At the club, words and a tip were exchanged with the doorman, and soon we were in a private room with a pool table. Now that I was inside, I merely had to demonstrate my brilliance while playing pool. I hadn’t shot pool since high school, but I reasoned I could just apply my knowledge of physics. Angle of incidence equals angle of reflection—how hard could it be? I held my own.
In the years that followed, I continued to pursue outings with my male coworkers. The most memorable was an outing to a hostess bar in Tokyo. At Japanese hostess bars, a female hostess who works at the bar is assigned to each guest (all men, except for me), and your hostess pours your drinks and chats with you. At this particular hostess bar, frequented by expats in Tokyo, topless women performed pole dancing on a nearby stage.
And then there was the paintball outing. But that was too painful (literally) to describe. Let’s just say it wasn’t easy establishing friendships with senior managers, and it was difficult to watch the ease with which my male colleagues socialized with them. It occurred to me that this challenge of establishing valuable cross-sex friendships at work might extend to other women in the workplace. Thus began my research into obstacles to cross-sex friendships at work and its impact on women’s careers. I left Morgan Stanley to pursue a PhD in psychology from UCLA. (Once again, culture shock. The graduate students were mostly women, as were half the faculty, and male anatomy never made its way into conversations.)

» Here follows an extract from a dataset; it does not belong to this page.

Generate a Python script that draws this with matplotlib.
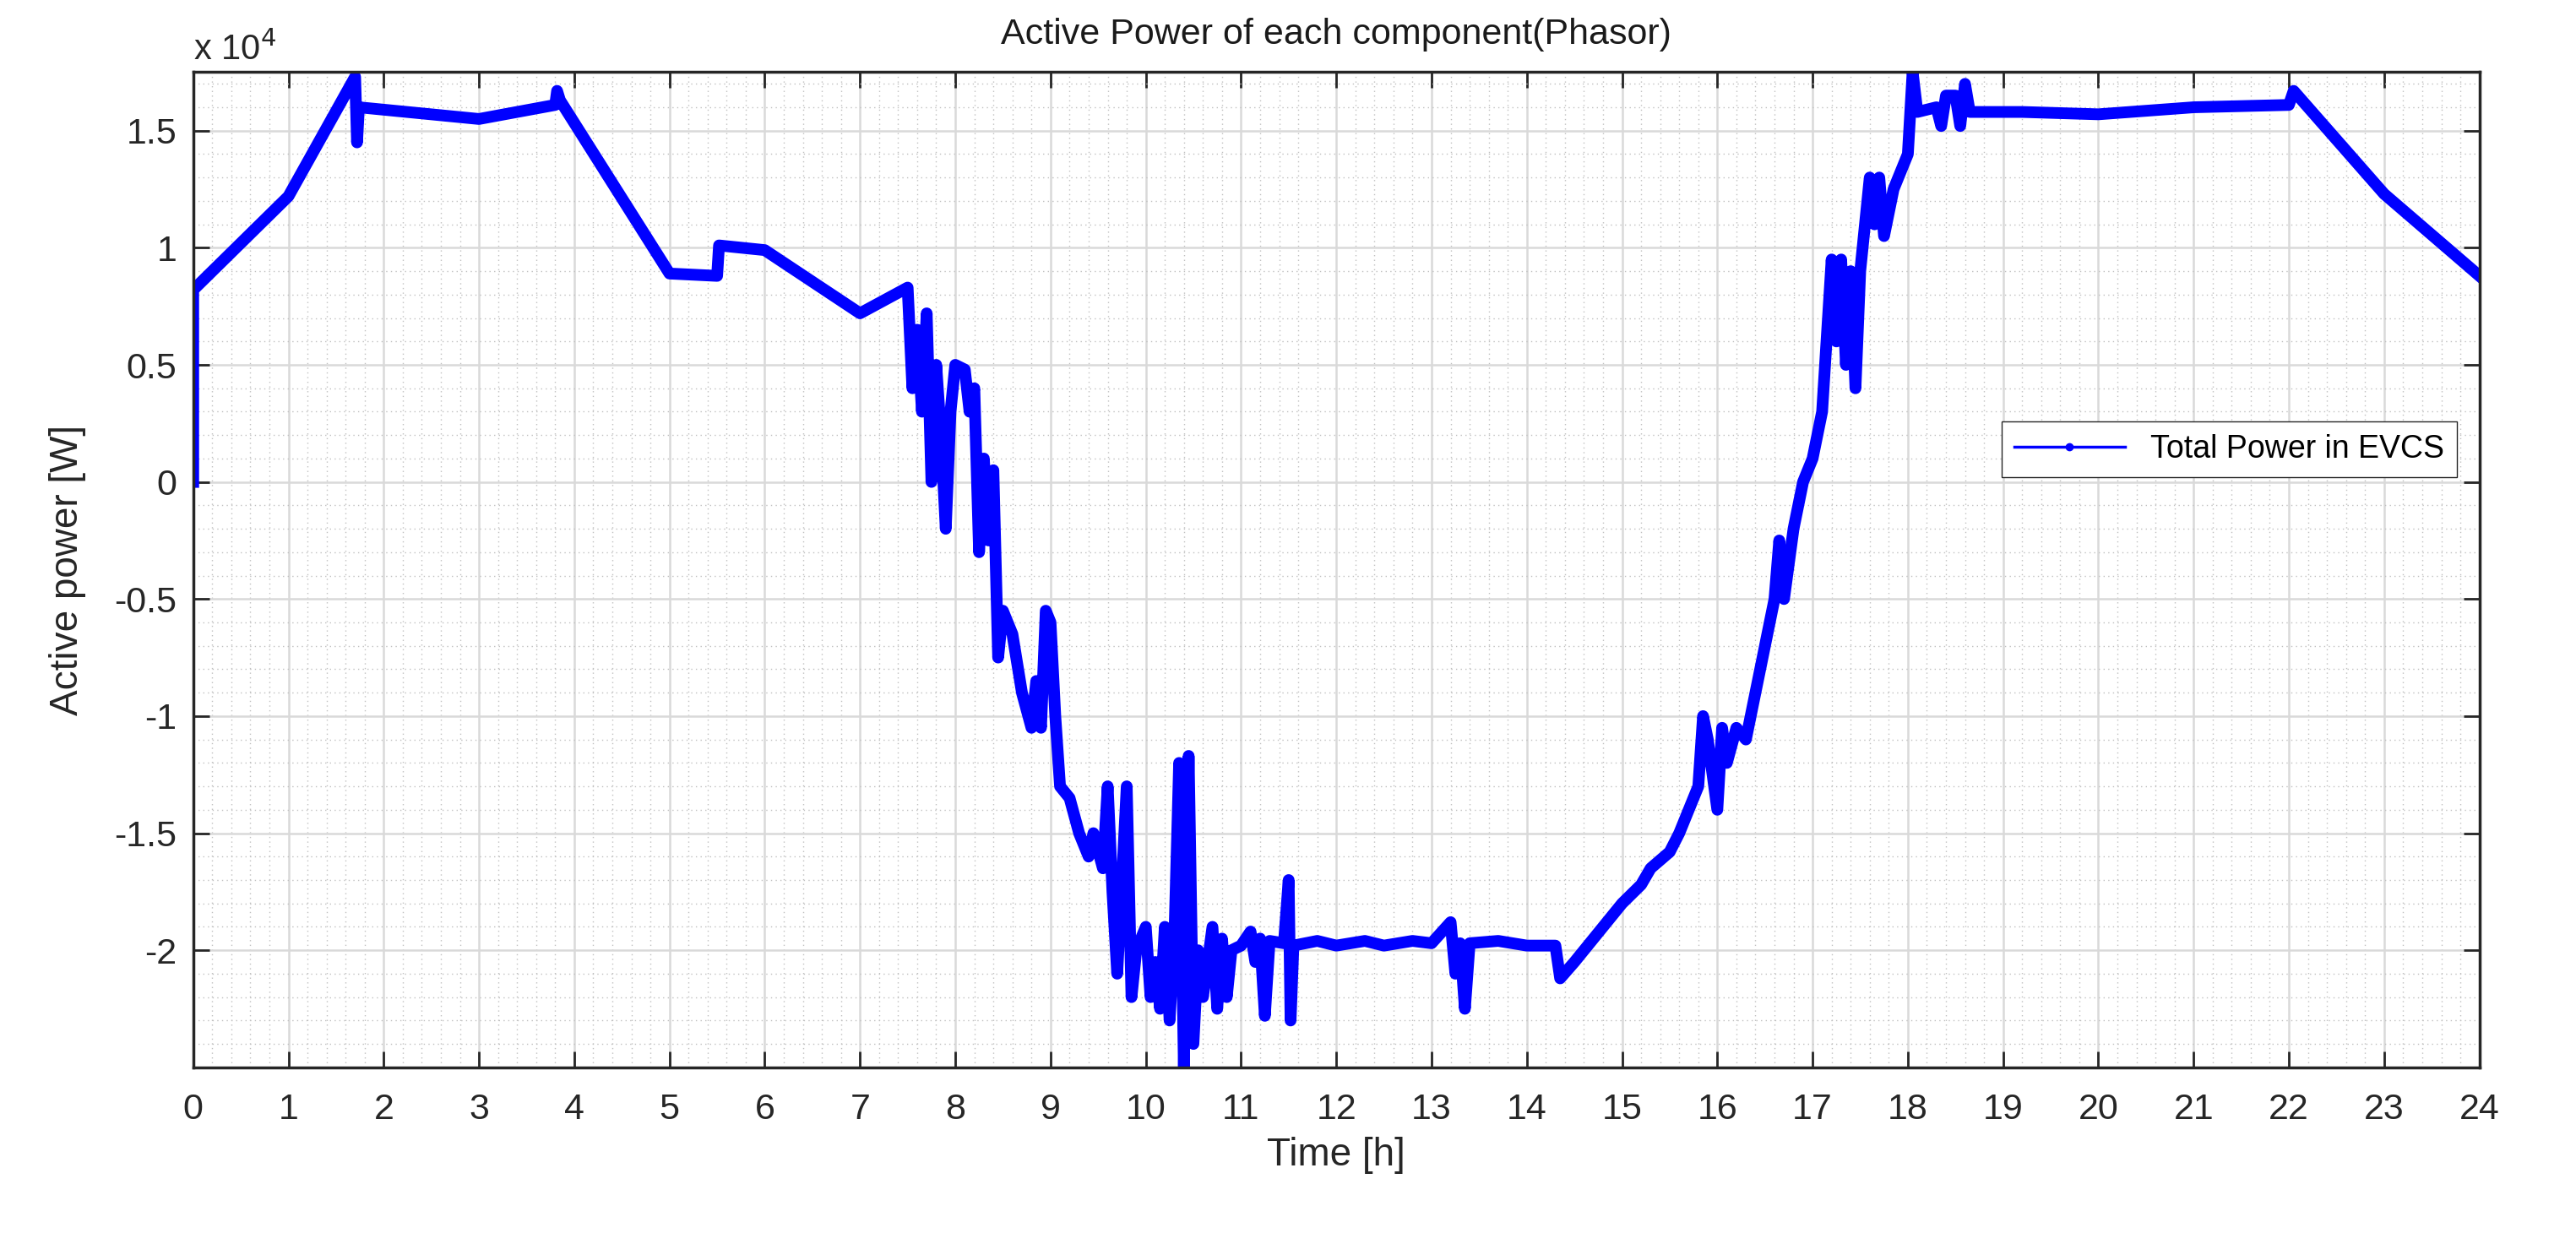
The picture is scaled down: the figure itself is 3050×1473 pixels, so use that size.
import matplotlib.pyplot as plt
from matplotlib.lines import Line2D
from matplotlib.ticker import MultipleLocator

plt.rcParams['font.family'] = ['Liberation Sans', 'DejaVu Sans']

# time [h] and total EVCS active power [W]
time_h = [0, 0, 1.0, 1.7, 1.72, 1.74, 3.0, 3.8, 3.82, 3.85, 5.0, 5.5, 5.52, 6.0, 7.0, 7.5,
          7.55, 7.6, 7.65, 7.7, 7.75, 7.8, 7.85, 7.9, 7.95, 8.0, 8.1, 8.15, 8.2, 8.25, 8.3,
          8.35, 8.4, 8.45, 8.5, 8.6, 8.7, 8.8, 8.85, 8.9, 8.95, 9.0, 9.05, 9.1, 9.2, 9.3,
          9.4, 9.45, 9.55, 9.6, 9.65, 9.7, 9.75, 9.8, 9.85, 9.9, 10.0, 10.05, 10.1, 10.15,
          10.2, 10.25, 10.3, 10.35, 10.4, 10.45, 10.5, 10.55, 10.6, 10.7, 10.75, 10.8, 10.85,
          10.9, 11.0, 11.1, 11.15, 11.2, 11.25, 11.3, 11.45, 11.5, 11.52, 11.55, 11.8, 12.0,
          12.3, 12.5, 12.8, 13.0, 13.2, 13.25, 13.3, 13.35, 13.4, 13.7, 14.0, 14.3, 14.35,
          14.5, 14.7, 15.0, 15.2, 15.3, 15.5, 15.6, 15.8, 15.85, 15.9, 16.0, 16.05, 16.1,
          16.2, 16.3, 16.4, 16.5, 16.6, 16.65, 16.7, 16.8, 16.9, 17.0, 17.1, 17.2, 17.25,
          17.3, 17.35, 17.4, 17.45, 17.5, 17.6, 17.65, 17.7, 17.75, 17.85, 18.0, 18.05, 18.1,
          18.3, 18.35, 18.4, 18.5, 18.55, 18.6, 18.65, 19.2, 20.0, 21.0, 22.0, 22.05, 23.0, 24.0]
power_w = [0, 8200, 12200, 17300, 14500, 16000, 15500, 16100, 16700, 16300, 8900, 8800,
           10100, 9900, 7200, 8300, 4000, 6500, 3000, 7200, 0, 5000, 2000, -2000, 3000, 5000,
           4800, 3000, 4000, -3000, 1000, -2500, 500, -7500, -5500, -6500, -9000, -10500,
           -8500, -10500, -5500, -6000, -10000, -13000, -13500, -15000, -16000, -15000,
           -16500, -13000, -17500, -21000, -17000, -13000, -22000, -20000, -19000, -22000,
           -20500, -22500, -19000, -23000, -19500, -12000, -25000, -11700, -24000, -20000,
           -22000, -19000, -22500, -19500, -22000, -20000, -19800, -19200, -20500, -19500,
           -22800, -19600, -19700, -17000, -23000, -19800, -19600, -19800, -19600, -19800,
           -19600, -19700, -18800, -21000, -19700, -22500, -19700, -19600, -19800, -19800,
           -21200, -20500, -19500, -18000, -17200, -16500, -15800, -15000, -13000, -10000,
           -11000, -14000, -10500, -12000, -10500, -11000, -9000, -7000, -5000, -2500, -5000,
           -2000, 0, 1000, 3000, 9500, 6000, 9500, 5000, 9000, 4000, 9000, 13000, 11000, 13000,
           10500, 12500, 14000, 17500, 15800, 16000, 15200, 16500, 16500, 15200, 17000, 15800,
           15800, 15700, 16000, 16100, 16700, 12300, 8800]

fig = plt.figure(figsize=(30.5, 14.73), dpi=100)
ax = fig.add_axes([0.075, 0.142, 0.8875, 0.80])

ax.plot(time_h, power_w, color='#0000ff', linewidth=10, solid_joinstyle='round')

ax.set_xlim(0, 24)
ax.set_ylim(-25000, 17500)
ax.xaxis.set_major_locator(MultipleLocator(1))
ax.xaxis.set_minor_locator(MultipleLocator(0.2))
ax.yaxis.set_minor_locator(MultipleLocator(1000))
ax.set_yticks([-20000, -15000, -10000, -5000, 0, 5000, 10000, 15000])
ax.set_yticklabels(['-2', '-1.5', '-1', '-0.5', '0', '0.5', '1', '1.5'])

ax.grid(True, which='major', color='#d9d9d9', linewidth=1.8)
ax.grid(True, which='minor', color='#c0c0c0', linewidth=1, linestyle=(0, (1, 3)))
ax.set_axisbelow(True)
ax.tick_params(which='both', direction='in', top=True, right=True, labelsize=31,
               colors='#262626', length=14, width=2)
ax.tick_params(axis='x', pad=22)
ax.tick_params(axis='y', pad=14)
ax.tick_params(which='minor', length=0)
for s in ax.spines.values():
    s.set_color('#262626')
    s.set_linewidth(2.5)

ax.text(0, 1.012, r'x 10$^4$', transform=ax.transAxes, fontsize=30, color='#262626')
ax.set_title('Active Power of each component(Phasor)', fontsize=31, pad=24, color='#1a1a1a')
ax.set_xlabel('Time [h]', fontsize=33, color='#262626', labelpad=8)
ax.set_ylabel('Active power [W]', fontsize=33, color='#262626', labelpad=24)
proxy = Line2D([], [], color='#0000ff', linewidth=2.5, marker='.', markersize=12)
ax.legend([proxy], ['Total Power in EVCS'], loc='upper right',
          bbox_to_anchor=(0.997, 0.665), fontsize=27, fancybox=False,
          edgecolor='#262626', framealpha=1, handlelength=3.5, borderpad=0.4)

fig.savefig('out.png')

In 2006 I published an academic paper with Anne Peplau on obstacles to cross-sex friendship at work. After publication of that paper, many people came forward to tell me their own stories of how obstacles to cross-sex friendship impacted their careers. Their stories are featured in this book (names have been changed to protect anonymity), along with new research of my own and the latest research of other scholars. I examine why these friendships at work are so important to career success, discuss the barriers keeping men and women from crossing the gender line to initiate friendships at work, and offer suggestions for overcoming these barriers.